Religie powstawały z tej wrodzonej potrzeby serca. Bóg był obrazowany bardzo różnie, w zależności od inteligencji, zwyczajów itp. Kiedy pojawiło się pismo zaczęli spisywać, to co podpowiadało idyktowało im serce. Taki stan nazywamy natchnieniem. W tym kryje się jedna z tajemnic Boga. Aby usłyszeć głos Boga trzeba się na niego otworzyć. Przez 1000 lat redagowano Pismo święte. Filozoteizm uważa, że tylko niektóre teksty są natchnione, te które są przekazem „głosu Bożego”. Te części trzeba odszukać i odczytać. Reszta to ludzkie pragnienia na tle historii żydowskiej. Opowieści o Adamie i jego rodzinie, to nie przekaz historyczny lecz obraz. Obraz ten jest nośnikiem teologicznym, a nie historiograficznym. W tym obrazie są zawarte emocje. Niektórzy jak czytają piękne mity i legendy biblijne mają wypieki na twarzy, bo w nich czuje się ukryte Prawdy. Prawdy teologiczne, a nie faktograficzne. Nie można Pisma świętego odczytywać literalnie, dosłownie. Czytając tekst, trzeba zastanawiać się, co przez ten obraz chciał nam przekazać hagiograf (pisarz), a może i sam Bóg. Proszę mnie dobrze zrozumieć. Nie wolno traktować Pisma świętego jako powieść historyczną. Więcej w niej mitów i legend niż prawdy obiektywnej. Niemądry, kto powie, że wobec tego, szkoda czasu czytać Pismo święte. Proszę spróbować napisać tekst wyrażający emocje (miłość, uczucie). Bardzo trudne zadanie. W prostych zdaniach jest to niemożliwe. To trzeba wyśpiewać duszą i sercem.
Wracając do Pani pytań.
Jestem przekonany, że niewiele wiernych zdaje sobie sprawę, jak wielki jest człowiek. Siłą rzeczy brak słów, aby mówić o Jego Stwórcy. W swoich wykładach bardzo podkreślam wielkość człowieka, bo on jest kluczem do zrozumienia całej koncepcji Boga.

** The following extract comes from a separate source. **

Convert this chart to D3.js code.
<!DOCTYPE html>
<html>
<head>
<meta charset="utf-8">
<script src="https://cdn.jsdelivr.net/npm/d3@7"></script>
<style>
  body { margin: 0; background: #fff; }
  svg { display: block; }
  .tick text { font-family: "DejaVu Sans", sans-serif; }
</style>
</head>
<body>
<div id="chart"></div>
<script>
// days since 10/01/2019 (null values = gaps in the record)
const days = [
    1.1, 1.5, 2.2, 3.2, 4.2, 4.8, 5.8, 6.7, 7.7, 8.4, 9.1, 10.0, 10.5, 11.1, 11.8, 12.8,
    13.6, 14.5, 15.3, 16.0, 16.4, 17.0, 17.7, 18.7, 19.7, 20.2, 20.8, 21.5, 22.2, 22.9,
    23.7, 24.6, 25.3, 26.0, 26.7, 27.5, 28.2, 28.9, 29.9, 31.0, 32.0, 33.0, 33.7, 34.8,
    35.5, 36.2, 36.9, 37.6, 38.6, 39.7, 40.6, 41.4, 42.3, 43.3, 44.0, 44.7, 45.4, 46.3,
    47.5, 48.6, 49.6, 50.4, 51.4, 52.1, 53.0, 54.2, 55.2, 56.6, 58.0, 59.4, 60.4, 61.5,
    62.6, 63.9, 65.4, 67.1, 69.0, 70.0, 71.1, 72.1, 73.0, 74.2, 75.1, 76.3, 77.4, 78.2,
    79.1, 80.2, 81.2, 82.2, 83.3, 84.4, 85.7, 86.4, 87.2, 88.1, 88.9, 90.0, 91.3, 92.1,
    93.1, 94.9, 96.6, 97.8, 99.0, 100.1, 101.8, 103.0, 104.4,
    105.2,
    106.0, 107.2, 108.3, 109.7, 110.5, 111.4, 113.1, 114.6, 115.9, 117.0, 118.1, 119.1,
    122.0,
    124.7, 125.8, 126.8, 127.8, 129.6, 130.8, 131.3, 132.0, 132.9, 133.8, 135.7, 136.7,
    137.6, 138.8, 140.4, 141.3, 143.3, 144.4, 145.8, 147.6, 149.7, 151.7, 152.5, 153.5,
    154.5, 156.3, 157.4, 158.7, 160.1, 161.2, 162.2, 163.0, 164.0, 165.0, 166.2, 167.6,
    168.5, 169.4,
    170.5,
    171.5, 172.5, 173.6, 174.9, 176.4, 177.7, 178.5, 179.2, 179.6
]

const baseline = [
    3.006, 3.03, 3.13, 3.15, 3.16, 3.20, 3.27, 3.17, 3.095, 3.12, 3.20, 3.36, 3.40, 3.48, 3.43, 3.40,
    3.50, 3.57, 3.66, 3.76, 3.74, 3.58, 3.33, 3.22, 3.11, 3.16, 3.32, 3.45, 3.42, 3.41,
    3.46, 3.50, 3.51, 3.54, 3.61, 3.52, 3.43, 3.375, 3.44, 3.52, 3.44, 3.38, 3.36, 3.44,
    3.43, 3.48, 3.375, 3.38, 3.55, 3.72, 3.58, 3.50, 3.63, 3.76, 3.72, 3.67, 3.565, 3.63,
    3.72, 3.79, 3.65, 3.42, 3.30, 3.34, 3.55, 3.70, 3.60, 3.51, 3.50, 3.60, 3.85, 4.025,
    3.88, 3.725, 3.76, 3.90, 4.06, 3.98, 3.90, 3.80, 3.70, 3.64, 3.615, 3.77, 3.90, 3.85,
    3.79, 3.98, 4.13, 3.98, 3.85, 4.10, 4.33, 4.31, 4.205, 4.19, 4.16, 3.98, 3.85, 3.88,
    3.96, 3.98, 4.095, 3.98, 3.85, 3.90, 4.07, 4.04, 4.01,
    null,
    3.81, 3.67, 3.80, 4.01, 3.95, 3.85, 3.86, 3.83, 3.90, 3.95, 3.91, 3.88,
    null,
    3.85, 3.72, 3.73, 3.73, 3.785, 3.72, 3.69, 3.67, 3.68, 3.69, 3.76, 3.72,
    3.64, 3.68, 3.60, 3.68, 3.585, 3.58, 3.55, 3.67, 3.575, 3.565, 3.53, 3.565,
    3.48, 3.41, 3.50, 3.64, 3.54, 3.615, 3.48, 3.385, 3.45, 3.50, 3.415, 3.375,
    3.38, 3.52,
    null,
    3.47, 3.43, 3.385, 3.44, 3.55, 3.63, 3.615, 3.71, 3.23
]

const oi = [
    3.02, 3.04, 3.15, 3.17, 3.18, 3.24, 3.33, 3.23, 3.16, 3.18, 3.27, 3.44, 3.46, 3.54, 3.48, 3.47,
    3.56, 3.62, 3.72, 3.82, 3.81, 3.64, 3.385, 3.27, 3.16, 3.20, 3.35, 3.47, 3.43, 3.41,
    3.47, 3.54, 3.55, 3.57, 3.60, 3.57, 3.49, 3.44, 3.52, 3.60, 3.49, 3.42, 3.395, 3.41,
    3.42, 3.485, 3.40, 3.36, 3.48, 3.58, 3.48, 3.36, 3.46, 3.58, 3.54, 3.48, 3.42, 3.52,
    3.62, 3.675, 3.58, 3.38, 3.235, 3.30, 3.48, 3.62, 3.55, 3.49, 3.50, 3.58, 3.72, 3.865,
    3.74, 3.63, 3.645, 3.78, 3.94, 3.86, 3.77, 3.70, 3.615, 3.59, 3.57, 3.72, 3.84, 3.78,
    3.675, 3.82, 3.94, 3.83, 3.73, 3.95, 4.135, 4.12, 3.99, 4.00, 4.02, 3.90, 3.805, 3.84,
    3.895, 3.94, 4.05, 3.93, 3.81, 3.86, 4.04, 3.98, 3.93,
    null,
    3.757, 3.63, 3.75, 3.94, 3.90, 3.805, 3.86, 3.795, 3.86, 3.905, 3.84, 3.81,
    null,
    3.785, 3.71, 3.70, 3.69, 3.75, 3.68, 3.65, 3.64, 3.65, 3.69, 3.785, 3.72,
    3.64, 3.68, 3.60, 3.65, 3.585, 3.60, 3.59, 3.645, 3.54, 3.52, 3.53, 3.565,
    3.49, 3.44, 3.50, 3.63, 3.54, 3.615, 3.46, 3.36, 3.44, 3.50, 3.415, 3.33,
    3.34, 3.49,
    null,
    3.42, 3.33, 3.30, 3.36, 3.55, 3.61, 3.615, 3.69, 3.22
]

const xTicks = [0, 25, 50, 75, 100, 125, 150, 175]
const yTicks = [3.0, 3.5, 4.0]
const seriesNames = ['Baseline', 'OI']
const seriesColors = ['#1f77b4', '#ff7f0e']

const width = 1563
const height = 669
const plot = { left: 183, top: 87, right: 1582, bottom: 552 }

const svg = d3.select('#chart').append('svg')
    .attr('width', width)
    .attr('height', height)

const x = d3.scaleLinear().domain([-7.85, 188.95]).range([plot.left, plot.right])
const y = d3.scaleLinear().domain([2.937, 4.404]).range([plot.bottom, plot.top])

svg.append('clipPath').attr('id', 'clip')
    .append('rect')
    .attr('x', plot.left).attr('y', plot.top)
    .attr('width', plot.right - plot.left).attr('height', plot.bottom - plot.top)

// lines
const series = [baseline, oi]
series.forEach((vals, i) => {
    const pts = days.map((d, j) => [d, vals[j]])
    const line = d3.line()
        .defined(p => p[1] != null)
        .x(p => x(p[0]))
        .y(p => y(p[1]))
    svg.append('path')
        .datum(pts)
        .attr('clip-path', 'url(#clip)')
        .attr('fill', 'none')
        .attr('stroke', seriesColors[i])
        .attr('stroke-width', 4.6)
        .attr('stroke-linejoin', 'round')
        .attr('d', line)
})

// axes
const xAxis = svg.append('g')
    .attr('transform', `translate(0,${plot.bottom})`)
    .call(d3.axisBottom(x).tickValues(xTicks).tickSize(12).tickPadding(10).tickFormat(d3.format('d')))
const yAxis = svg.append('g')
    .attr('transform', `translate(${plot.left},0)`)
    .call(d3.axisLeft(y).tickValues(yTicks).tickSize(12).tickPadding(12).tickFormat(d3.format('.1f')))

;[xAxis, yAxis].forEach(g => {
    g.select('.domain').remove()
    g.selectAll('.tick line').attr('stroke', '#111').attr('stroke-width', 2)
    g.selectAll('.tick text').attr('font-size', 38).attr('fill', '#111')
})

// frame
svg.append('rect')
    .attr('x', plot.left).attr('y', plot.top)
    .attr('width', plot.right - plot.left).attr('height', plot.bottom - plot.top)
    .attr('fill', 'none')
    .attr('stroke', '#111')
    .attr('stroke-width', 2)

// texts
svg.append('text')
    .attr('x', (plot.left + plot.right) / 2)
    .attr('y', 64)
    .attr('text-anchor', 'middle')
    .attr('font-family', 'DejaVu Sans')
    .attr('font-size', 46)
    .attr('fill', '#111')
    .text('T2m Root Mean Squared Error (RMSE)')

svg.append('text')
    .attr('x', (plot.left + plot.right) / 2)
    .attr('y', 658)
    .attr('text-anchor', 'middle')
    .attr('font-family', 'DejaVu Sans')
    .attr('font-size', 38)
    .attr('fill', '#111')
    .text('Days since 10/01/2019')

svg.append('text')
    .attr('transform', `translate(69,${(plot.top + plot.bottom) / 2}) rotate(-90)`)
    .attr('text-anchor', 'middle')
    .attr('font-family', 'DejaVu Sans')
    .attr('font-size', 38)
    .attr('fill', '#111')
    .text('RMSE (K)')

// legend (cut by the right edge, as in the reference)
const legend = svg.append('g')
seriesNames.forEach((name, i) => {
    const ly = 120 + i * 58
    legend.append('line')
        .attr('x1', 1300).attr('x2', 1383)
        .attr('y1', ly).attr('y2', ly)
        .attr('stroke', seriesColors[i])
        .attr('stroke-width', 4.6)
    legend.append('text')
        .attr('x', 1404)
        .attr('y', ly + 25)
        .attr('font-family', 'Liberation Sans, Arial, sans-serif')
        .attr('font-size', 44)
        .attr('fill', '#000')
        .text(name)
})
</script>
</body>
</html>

W poszukiwaniu Prawdy doszedłem do niesamowicie prostych Prawd.
Świat jest bardziej dynamiczny, niż ontologiczny. Co to znaczy? Działa nie dlatego, że Bóg stworzył materię i dał nam energię. Cała rzeczywistość (fizyczna, duchowa) opiera się na relacji między podmiotami: Boga i człowieka, Boga i świata przyrodniczego jako tchnienie Boga. Świat jest przeźroczysty. To energia nabiera właściwości materii. Materia jako osobny substytut nie istnieje. Jeżeli ktoś posiada wiedzę, wie, że nawet między najmniejszymi porcjami „materialnymi” istnieje relacja, zależność, wzajemne oddziaływanie i przekazywanie sobie właściwości. Bóg jest Istotą stale działającą (dynamiczną).
Wielkim błędem jest uznawanie chrześcijaństwa za jedyną religię objawioną. Nawet Pismo święte wspomina Melchizedeka, który reprezentował inną religię. To co wyróżnia chrześcijaństwo od innych religii, to postać Jezusa, który pierwszy pokazał (swoją drogą życiową) do czego powołany jest człowiek. On ujawnił prawdę o człowieku. Człowiek jest dziedzicem Boga.
Trudno mi teraz odpowiadać na pytania o faraonie, Mojżeszu czy Ablu. Musiałby tłumaczyć wizje pisarzy (malarzy obrazów biblijnych). Oczywiście, nie uciekam od odpowiedzi, ale chciałem ogólnie przekazać, że trzeba zmienić nastawienie do Pisma świętego, przekazu religijnego i w ogóle do katechezy. Proszę zrozumieć Boga, że On sam ma problem z nawiązaniem kontaktu z człowiekiem. Jest On inną Rzeczywistością. My posiadamy zmysły, które akurat nie nadają się do rozpoznania Bożego. Mamy jedna potrzebę Boga, bo mamy Jego naturę.
Przepraszam, wymieniono mi soczewkę w oku i trochę przesadziłem pisząc.